Boko Haram, which means Western Education is a Sin, is fighting for an independent state and the imposition of Sharia Law in northern Nigeria. According to a 2012 report by Human Rights Watch, the group has killed almost 3,000 people since 2009. The most recent attacks were on May 7, in the northern Nigerian town of Bama, which killed 55 people.

Freeman noted that findings by AI showed that many of those detained had been denied access to the outside world, including lawyers, families, and courts, and were held outside the protection of the law.

“Detainees suspected or accused of being members of Boko Haram are usually not informed of why they have been arrested, their families are not told where they are being held, and they are generally denied access to a lawyer.

“Of those detainees accused of being members of Boko Haram who have been charged with a criminal offence and brought to court since 2009, very few have had their cases heard. Most are remanded in prison where they remain awaiting trial,” she said.

Ali Sani fled his home in Mubi, one of the major towns in Adamawa State, and now lives in Kano, northern Nigeria.

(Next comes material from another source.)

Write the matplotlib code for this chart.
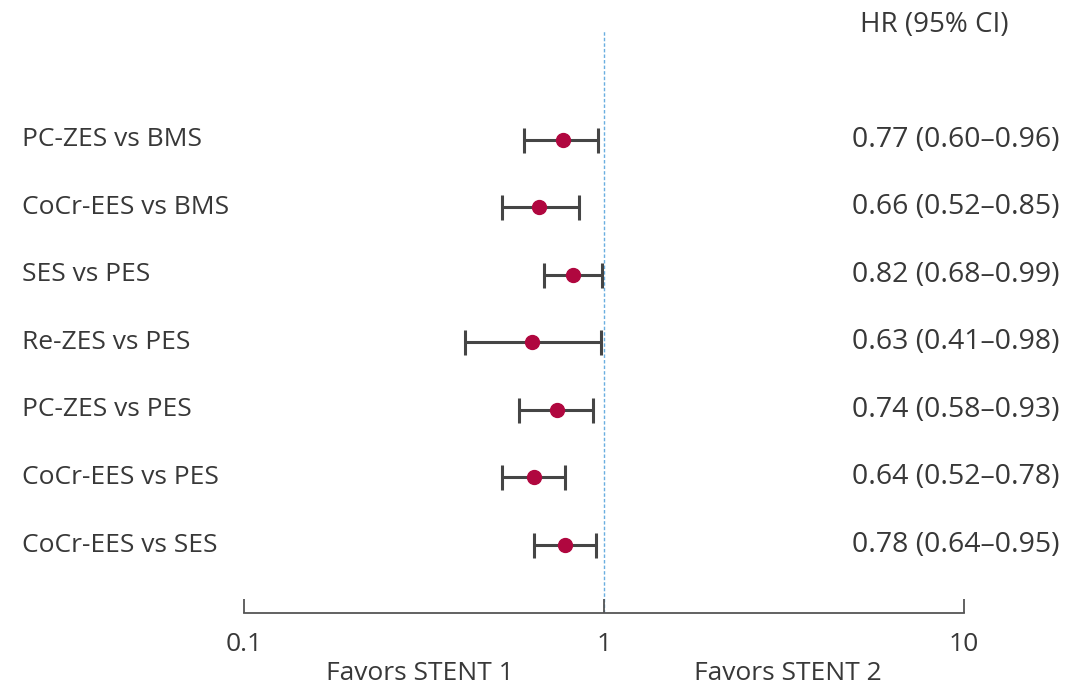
import matplotlib.pyplot as plt
import matplotlib.transforms as mtransforms

comparisons = ['PC-ZES vs BMS', 'CoCr-EES vs BMS', 'SES vs PES', 'Re-ZES vs PES',
               'PC-ZES vs PES', 'CoCr-EES vs PES', 'CoCr-EES vs SES']
hr = [0.77, 0.66, 0.82, 0.63, 0.74, 0.64, 0.78]
ci_low = [0.60, 0.52, 0.68, 0.41, 0.58, 0.52, 0.64]
ci_high = [0.96, 0.85, 0.99, 0.98, 0.93, 0.78, 0.95]
xticks = [0.1, 1, 10]
xtick_labels = ['0.1', '1', '10']

plt.rcParams['font.family'] = ['Open Sans', 'DejaVu Sans']
txt = '#383838'

fig = plt.figure(figsize=(10.86, 6.89), dpi=100)
W, H = 1086, 689
ax = fig.add_axes([244 / W, 1 - 613 / H, (964 - 244) / W, (613 - 30) / H])

rows = list(range(len(comparisons)))
err = [[h - lo for h, lo in zip(hr, ci_low)], [hi - h for h, hi in zip(hr, ci_high)]]
ax.errorbar(hr, rows, xerr=err, fmt='none', ecolor='#454545', elinewidth=2.2,
            capsize=9, capthick=2.2, zorder=2)
ax.plot(hr, rows, 'o', color='#b0073f', markersize=10, zorder=3)
ax.axvline(1, color='#6aaee0', linestyle=(0, (2.5, 1.5)), linewidth=1, zorder=1)

ax.set_xscale('log')
ax.set_xlim(0.1, 10)
ax.set_ylim((613 - 140) / 67.5, (30 - 140) / 67.5)
for s in ['top', 'right', 'left']:
    ax.spines[s].set_visible(False)
ax.spines['bottom'].set_color('#555555')
ax.spines['bottom'].set_linewidth(1.3)
ax.set_yticks([])
ax.set_xticks(xticks)
ax.set_xticklabels(xtick_labels)
ax.minorticks_off()
ax.tick_params(axis='x', direction='in', length=10, width=1.3, color='#555555',
               labelsize=19, labelcolor=txt, pad=14)

# row labels on the left, HR (CI) column on the right
trans = mtransforms.blended_transform_factory(fig.transFigure, ax.transData)
for i, (name, h, lo, hi) in enumerate(zip(comparisons, hr, ci_low, ci_high)):
    ax.text(22 / W, i, name, transform=trans, fontsize=19, color=txt,
            va='center', ha='left')
    ax.text(1060 / W, i, f'{h:.2f} ({lo:.2f}\u2013{hi:.2f})', transform=trans,
            fontsize=20.5, color=txt, va='center', ha='right')

fig.text(934 / W, 1 - 25 / H, 'HR (95% CI)', fontsize=20, color=txt,
         ha='center', va='center')
fig.text(420 / W, 1 - 673 / H, 'Favors STENT 1', fontsize=19, color=txt,
         ha='center', va='center')
fig.text(788 / W, 1 - 673 / H, 'Favors STENT 2', fontsize=19, color=txt,
         ha='center', va='center')

fig.savefig('out.png', dpi=100)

He keeps up to date on what is happening in his hometown and told IPS that the dusk to dawn curfew imposed by the military there was seriously affecting commercial activities in the town.

“A friend who came from Mubi at the weekend told me that there is no fighting in Mubi, but the curfew imposed on the state is affecting business and free movement.

“You cannot communicate because phones have been cut. Farmers cannot farm because of fear, and food prices have gone up,” he said.

While declaring the state of emergency, Jonathan explained that it had become necessary because of a recent spate of terrorist activities and protracted security challenges.

In addition to the attacks in May, a suicide booming in March claimed the lives of 41 people, and in April, fighting between the army and Boko Haram claimed the lives of 187 people.

An editor from the north central state of Kaduna, who wanted to be known only as Rahman, told IPS that communication in Borno, Yobe and Adamawa had been cut off since the state of emergency was declared.

“I think it is a deliberate thing to cut communications between members of Boko Haram and also to stop them from using mobile phones to detonate bombs.

“But this has affected innocent subscribers who cannot reach their relations or be reached,” he told IPS.

But Fredrick Fasehun, founder of the Oodua Peoples’ Congress (OPC) in southwestern Nigeria, said that the military operations in the area were normal procedure under a state of emergency. The OPC is a militant Yoruba nationalist organisation in Nigeria.

“When you declare a state of emergency in a region, it is the duty of the armed forces to maintain law and order and it is known that soldiers maintain law and order through force,” Fasenun told IPS in Lagos. As the founder of the OPC, Fasehun has been detained on several occasions by the military for allegedly operating an illegal militant group.

He, however, called for the proper interrogation of those arrested and said those found not to be involved in the insurgency should be freed. He said those implicated in the fighting should be taken before a court of competent jurisdiction.

While also supporting the state of emergency in the three states, rights activist Femi Falana told journalists in Lagos that in the face of incessant terrorist attacks, kidnapping, armed robbery and other violent crimes in Nigeria, the government should stop paying lip service to the security of life and property in the country.

He commended Jonathan for acting within the ambit of the constitution by not dissolving the democratic structures in the affected states.